— Request —
Pull out every line with the word "this" from the entries below.

— Task data —
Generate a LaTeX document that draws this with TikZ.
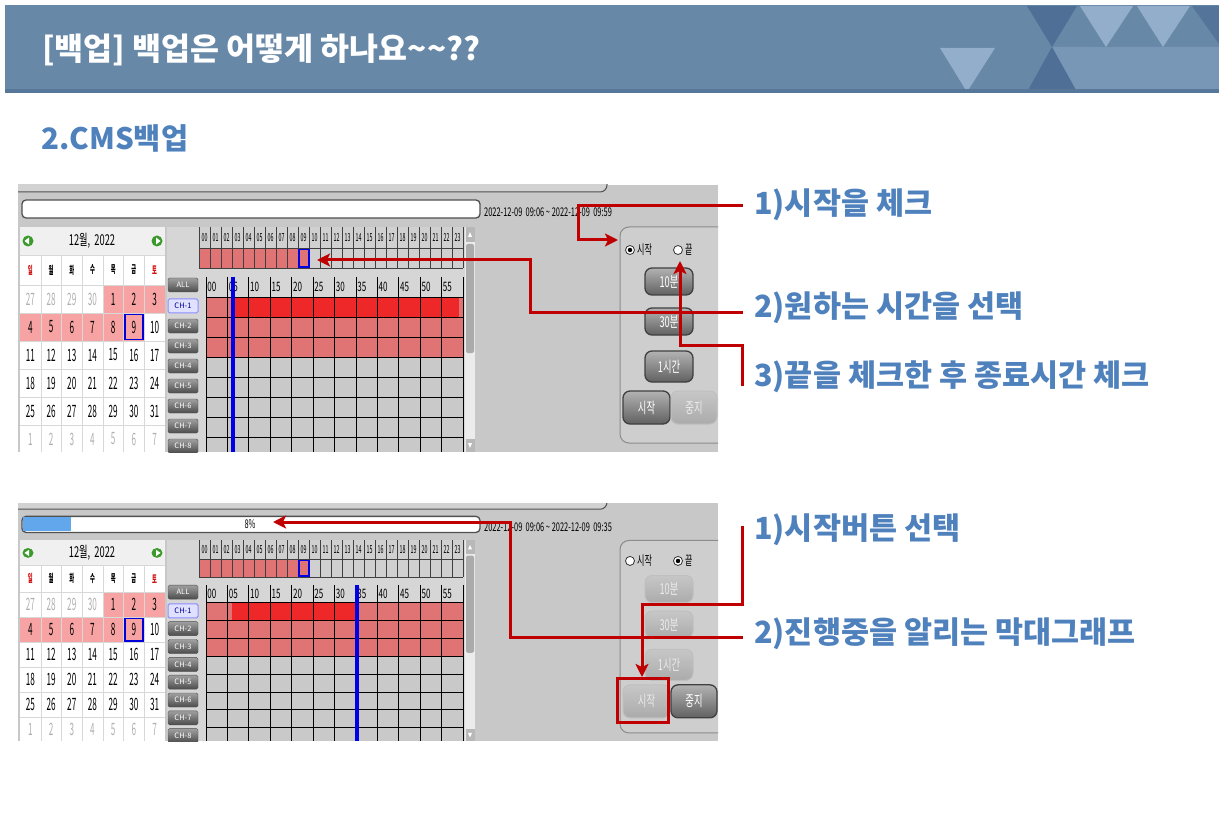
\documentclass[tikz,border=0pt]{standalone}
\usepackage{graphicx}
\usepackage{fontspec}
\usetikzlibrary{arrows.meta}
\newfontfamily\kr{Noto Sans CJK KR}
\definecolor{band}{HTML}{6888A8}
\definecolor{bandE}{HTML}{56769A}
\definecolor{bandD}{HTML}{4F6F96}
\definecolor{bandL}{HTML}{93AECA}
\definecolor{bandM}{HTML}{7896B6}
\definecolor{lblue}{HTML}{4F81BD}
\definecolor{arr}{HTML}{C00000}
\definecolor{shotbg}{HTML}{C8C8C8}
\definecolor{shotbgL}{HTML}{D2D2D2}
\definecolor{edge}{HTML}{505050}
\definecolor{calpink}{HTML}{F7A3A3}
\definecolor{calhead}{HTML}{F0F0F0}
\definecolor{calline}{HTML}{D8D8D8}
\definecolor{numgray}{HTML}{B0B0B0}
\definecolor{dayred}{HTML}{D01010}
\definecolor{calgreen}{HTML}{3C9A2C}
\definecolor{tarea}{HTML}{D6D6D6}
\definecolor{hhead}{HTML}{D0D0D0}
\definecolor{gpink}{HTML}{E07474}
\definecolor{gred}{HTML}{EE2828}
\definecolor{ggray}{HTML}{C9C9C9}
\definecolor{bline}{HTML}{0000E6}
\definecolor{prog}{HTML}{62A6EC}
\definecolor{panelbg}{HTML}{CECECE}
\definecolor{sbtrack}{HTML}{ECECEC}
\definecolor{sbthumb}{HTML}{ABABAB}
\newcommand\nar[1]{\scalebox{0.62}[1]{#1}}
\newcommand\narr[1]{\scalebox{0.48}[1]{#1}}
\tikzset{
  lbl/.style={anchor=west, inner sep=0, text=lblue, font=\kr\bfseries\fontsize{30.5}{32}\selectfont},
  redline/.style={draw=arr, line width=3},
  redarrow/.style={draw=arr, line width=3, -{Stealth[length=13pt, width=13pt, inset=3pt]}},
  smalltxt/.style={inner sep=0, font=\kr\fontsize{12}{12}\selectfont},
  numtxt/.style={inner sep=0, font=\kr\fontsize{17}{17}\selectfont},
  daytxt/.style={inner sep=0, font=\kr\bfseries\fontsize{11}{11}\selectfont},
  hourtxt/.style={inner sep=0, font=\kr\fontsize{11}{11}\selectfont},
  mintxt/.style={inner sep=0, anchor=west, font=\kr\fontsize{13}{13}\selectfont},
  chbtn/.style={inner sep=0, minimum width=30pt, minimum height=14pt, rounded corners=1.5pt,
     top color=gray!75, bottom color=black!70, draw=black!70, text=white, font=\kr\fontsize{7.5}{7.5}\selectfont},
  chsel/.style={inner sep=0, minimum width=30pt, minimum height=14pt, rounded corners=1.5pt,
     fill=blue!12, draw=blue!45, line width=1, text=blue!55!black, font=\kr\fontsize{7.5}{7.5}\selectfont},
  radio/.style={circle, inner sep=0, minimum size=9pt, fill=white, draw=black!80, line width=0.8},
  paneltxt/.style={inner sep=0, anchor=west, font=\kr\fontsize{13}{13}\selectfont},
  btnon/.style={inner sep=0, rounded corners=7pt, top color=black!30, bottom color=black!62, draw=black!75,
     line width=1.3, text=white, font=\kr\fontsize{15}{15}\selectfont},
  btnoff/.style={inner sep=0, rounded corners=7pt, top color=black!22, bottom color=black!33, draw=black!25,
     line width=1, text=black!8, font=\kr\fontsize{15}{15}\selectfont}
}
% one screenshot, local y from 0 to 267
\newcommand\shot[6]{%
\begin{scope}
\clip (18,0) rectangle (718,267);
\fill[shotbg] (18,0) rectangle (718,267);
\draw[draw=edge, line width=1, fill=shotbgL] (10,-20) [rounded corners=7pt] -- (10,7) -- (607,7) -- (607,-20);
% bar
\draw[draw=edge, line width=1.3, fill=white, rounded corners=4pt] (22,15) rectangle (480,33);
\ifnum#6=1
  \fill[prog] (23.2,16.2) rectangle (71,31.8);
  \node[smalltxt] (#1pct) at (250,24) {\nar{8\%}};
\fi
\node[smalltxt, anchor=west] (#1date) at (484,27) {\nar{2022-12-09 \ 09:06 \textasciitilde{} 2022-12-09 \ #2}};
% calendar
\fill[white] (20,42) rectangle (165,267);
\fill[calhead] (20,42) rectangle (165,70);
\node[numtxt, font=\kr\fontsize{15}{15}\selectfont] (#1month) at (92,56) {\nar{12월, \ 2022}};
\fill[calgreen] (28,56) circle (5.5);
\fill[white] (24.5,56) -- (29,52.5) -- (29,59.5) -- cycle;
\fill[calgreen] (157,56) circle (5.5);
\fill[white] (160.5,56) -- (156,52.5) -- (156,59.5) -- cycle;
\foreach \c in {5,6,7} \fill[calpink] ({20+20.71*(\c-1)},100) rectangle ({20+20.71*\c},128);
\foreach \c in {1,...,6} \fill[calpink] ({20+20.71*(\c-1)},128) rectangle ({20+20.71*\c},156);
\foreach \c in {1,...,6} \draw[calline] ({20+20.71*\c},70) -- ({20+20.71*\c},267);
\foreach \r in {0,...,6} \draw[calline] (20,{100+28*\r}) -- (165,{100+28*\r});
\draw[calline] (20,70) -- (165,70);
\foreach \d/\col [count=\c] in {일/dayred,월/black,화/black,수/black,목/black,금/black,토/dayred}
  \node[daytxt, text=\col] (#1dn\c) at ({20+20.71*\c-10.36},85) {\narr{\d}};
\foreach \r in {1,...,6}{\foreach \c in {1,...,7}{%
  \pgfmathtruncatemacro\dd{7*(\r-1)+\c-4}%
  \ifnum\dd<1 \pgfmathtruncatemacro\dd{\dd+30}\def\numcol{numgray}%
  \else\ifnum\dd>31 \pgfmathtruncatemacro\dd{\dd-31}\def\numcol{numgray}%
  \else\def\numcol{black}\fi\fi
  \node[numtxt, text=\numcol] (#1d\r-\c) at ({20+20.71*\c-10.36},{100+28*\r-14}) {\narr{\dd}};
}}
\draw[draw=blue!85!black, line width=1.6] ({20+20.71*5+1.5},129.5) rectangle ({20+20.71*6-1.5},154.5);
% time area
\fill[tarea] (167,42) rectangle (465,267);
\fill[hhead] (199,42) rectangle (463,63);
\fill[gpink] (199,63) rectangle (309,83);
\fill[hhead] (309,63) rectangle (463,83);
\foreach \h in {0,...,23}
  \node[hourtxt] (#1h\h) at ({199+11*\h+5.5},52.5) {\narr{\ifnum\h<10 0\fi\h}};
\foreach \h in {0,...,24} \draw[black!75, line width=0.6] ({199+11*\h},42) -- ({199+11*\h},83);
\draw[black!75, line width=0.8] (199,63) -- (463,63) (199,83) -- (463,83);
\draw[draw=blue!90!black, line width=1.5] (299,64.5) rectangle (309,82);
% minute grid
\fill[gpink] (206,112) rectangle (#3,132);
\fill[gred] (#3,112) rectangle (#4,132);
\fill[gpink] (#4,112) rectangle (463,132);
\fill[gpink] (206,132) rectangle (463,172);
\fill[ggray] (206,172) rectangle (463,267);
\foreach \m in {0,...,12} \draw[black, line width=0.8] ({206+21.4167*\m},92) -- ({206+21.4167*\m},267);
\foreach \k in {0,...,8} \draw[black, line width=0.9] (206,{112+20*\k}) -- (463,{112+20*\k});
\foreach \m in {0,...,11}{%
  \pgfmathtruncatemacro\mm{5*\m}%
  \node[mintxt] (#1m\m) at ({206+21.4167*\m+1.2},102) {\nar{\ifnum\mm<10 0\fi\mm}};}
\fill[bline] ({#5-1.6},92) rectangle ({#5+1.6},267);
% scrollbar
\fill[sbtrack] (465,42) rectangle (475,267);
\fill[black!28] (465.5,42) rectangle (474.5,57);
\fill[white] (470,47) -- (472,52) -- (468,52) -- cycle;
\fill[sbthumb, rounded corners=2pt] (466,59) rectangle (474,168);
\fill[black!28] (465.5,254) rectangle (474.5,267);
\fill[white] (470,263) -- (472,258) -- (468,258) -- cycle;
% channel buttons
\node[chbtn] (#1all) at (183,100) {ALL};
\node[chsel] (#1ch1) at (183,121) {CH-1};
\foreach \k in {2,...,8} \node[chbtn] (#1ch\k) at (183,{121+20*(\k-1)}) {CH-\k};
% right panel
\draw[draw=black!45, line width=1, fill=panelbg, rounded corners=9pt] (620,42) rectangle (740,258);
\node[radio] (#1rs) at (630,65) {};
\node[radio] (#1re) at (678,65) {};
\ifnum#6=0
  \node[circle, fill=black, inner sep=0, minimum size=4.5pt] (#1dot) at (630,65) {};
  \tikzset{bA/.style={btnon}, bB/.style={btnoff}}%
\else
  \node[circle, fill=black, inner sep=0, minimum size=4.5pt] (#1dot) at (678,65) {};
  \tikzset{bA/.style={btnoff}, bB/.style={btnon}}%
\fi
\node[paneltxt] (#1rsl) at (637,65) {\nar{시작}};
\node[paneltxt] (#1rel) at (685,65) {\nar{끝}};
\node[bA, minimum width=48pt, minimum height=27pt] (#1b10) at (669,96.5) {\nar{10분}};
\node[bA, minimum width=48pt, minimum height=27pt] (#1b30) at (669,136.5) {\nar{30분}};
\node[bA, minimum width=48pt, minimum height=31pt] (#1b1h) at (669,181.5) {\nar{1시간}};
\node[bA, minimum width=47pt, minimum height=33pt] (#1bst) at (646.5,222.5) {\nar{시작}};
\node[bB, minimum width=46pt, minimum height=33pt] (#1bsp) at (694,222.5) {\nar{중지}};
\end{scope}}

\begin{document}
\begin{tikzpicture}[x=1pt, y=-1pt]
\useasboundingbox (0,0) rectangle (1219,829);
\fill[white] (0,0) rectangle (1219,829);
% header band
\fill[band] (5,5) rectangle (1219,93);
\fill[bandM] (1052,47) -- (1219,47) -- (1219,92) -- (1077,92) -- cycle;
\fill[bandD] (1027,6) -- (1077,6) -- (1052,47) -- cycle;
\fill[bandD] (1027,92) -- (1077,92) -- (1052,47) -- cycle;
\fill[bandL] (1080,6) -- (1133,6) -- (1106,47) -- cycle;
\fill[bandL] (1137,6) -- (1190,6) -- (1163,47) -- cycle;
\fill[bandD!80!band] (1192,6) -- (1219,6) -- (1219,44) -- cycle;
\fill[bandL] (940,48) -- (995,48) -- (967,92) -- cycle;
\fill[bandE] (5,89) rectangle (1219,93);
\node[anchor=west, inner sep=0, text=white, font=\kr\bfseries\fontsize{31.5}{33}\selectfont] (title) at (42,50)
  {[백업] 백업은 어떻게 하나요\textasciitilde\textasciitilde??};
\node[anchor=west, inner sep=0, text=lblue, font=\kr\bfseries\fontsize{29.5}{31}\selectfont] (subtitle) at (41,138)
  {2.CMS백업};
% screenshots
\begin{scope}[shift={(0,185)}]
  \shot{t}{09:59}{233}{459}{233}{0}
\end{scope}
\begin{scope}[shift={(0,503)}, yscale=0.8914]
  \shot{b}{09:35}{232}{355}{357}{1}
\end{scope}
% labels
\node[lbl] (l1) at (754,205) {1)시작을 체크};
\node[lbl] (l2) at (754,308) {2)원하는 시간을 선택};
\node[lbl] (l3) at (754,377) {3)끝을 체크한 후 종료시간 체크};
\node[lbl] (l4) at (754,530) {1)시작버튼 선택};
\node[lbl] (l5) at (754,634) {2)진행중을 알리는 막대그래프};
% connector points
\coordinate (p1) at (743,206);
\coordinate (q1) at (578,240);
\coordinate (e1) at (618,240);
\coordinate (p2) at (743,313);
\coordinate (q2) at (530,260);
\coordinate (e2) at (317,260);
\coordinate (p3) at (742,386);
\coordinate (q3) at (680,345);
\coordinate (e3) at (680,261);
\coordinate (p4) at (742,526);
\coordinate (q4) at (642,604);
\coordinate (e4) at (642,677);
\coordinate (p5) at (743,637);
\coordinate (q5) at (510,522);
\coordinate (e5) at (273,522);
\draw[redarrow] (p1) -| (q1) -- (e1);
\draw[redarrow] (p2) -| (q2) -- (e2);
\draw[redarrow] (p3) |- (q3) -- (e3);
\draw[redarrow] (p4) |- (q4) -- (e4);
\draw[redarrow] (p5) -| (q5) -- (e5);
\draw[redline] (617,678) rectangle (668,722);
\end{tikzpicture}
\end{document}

==

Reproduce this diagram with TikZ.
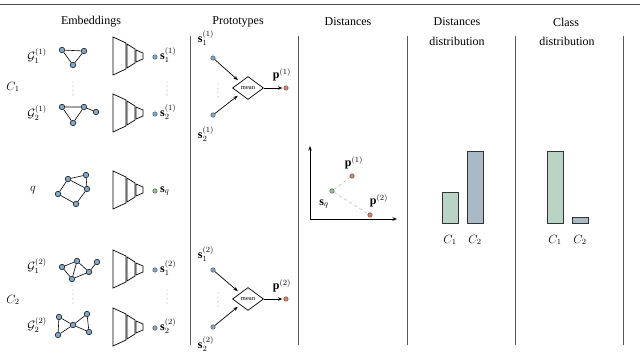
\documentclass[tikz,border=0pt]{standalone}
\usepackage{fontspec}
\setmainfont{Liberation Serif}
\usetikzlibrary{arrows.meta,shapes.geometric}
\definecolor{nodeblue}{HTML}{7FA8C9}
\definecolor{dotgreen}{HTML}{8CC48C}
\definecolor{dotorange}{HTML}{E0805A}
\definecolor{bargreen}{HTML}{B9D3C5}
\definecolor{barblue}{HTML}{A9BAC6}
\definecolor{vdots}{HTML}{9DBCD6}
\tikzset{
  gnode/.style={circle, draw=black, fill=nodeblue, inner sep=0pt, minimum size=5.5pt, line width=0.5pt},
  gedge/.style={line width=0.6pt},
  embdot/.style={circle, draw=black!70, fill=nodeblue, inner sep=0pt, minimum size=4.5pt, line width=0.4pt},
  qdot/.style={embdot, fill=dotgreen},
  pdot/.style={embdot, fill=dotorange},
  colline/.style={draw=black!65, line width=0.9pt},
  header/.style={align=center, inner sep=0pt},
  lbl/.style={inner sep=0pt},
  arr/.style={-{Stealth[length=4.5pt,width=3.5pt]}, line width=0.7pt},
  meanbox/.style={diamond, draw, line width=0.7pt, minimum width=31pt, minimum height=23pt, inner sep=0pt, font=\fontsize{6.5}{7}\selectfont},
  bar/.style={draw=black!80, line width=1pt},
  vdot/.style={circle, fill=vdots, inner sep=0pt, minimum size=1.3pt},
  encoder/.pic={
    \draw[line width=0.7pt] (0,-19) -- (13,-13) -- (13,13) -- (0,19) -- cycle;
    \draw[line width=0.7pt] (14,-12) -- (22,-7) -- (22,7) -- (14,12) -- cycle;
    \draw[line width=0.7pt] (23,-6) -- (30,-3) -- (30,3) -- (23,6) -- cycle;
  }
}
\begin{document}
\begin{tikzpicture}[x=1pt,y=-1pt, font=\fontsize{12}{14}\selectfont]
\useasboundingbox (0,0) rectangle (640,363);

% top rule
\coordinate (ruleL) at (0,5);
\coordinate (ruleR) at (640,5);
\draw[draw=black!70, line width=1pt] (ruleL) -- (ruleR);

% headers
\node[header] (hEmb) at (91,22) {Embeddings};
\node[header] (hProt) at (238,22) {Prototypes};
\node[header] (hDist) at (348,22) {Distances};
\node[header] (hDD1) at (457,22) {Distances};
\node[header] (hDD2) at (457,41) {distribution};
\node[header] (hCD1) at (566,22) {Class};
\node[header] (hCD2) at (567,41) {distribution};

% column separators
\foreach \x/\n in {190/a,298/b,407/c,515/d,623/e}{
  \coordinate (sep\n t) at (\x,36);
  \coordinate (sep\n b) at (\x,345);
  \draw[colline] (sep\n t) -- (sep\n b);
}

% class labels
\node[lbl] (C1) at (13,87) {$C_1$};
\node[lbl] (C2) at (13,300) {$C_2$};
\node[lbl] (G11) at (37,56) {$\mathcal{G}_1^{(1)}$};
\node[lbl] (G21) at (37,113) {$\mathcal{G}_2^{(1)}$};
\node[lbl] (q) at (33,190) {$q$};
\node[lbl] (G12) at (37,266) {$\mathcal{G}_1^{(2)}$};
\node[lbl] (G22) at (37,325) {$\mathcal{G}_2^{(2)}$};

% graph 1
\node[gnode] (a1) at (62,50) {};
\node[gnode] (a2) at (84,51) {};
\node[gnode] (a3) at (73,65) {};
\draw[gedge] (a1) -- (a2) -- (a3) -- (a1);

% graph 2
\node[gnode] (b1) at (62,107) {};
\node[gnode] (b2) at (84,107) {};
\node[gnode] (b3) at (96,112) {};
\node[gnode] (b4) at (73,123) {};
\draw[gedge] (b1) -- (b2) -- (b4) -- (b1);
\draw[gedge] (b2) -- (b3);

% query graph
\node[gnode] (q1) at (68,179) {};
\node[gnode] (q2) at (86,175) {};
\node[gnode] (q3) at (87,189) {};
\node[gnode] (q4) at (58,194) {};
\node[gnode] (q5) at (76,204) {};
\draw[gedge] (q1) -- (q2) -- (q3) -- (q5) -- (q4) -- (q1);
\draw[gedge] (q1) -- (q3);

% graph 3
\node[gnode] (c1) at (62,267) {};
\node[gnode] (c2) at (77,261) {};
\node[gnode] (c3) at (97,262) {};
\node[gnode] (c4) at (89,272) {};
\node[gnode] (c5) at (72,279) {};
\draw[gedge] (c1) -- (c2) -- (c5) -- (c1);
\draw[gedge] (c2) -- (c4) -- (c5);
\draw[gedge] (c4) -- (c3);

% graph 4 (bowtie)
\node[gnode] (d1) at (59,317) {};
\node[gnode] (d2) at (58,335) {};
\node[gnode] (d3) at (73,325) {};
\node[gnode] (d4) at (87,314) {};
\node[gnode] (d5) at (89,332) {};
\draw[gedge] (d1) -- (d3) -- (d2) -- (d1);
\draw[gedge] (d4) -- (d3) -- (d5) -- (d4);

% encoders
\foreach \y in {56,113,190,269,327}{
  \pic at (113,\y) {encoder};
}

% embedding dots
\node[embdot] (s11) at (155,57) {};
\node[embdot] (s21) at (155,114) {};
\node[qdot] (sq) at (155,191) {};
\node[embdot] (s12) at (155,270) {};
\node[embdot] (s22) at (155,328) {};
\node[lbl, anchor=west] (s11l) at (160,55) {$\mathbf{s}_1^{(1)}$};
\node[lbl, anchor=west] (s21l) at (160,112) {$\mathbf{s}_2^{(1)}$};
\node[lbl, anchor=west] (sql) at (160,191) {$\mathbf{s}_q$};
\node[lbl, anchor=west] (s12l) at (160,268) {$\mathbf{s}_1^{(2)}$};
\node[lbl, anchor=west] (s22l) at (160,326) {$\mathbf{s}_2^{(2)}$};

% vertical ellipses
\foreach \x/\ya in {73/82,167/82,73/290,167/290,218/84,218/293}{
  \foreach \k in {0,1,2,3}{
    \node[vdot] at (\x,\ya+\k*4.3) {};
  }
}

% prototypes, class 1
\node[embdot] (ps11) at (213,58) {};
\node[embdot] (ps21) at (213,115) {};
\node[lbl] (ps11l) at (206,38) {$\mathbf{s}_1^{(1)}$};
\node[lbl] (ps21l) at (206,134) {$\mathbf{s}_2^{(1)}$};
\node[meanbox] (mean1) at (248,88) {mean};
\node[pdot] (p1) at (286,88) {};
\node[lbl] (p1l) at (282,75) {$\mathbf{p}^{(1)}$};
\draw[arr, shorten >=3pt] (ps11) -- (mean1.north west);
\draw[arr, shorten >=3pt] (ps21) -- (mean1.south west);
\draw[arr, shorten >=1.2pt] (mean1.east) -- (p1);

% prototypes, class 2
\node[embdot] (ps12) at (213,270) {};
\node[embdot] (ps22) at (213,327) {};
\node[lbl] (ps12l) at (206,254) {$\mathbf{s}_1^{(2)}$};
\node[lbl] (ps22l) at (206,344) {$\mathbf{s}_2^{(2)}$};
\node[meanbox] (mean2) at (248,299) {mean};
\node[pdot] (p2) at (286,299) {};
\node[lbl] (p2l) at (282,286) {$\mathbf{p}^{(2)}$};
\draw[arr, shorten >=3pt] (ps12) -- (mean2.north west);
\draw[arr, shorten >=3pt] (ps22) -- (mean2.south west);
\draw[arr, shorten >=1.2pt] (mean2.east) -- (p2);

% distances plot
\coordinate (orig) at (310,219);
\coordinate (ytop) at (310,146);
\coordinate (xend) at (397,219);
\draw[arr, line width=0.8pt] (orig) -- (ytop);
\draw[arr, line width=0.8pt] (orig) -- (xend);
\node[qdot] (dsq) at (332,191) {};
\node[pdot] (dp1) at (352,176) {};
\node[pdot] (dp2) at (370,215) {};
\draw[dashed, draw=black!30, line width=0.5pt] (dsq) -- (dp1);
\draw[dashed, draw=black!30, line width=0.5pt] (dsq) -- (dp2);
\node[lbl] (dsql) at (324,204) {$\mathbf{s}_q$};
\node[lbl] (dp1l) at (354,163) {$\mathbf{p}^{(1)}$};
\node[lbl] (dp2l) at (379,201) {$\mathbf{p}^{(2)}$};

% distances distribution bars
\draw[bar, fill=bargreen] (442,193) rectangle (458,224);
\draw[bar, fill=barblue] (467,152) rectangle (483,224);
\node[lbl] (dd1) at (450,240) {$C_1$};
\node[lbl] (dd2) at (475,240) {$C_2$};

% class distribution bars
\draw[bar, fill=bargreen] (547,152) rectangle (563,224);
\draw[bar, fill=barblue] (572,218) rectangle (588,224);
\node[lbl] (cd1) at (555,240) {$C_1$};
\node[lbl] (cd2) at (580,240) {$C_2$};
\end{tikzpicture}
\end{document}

...

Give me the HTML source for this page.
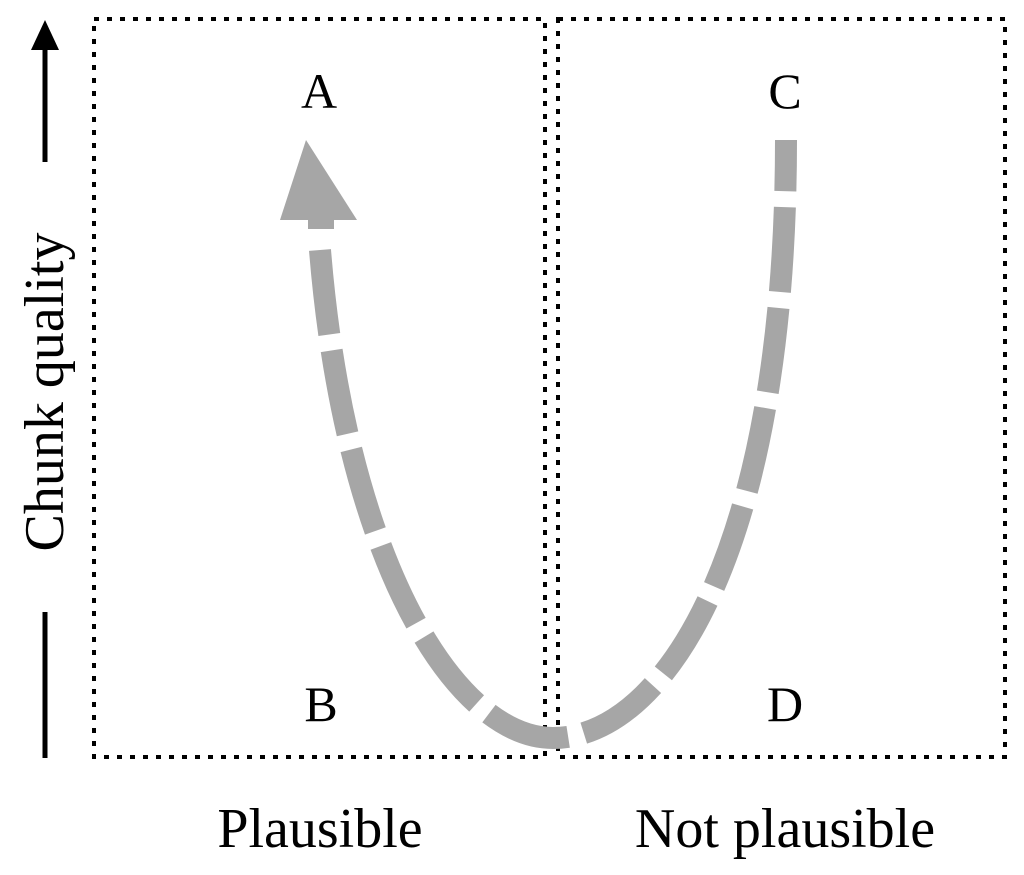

— Solution —
Generate a LaTeX document that draws this with TikZ.
Reproduce this diagram with TikZ.
Give me the HTML source for this page.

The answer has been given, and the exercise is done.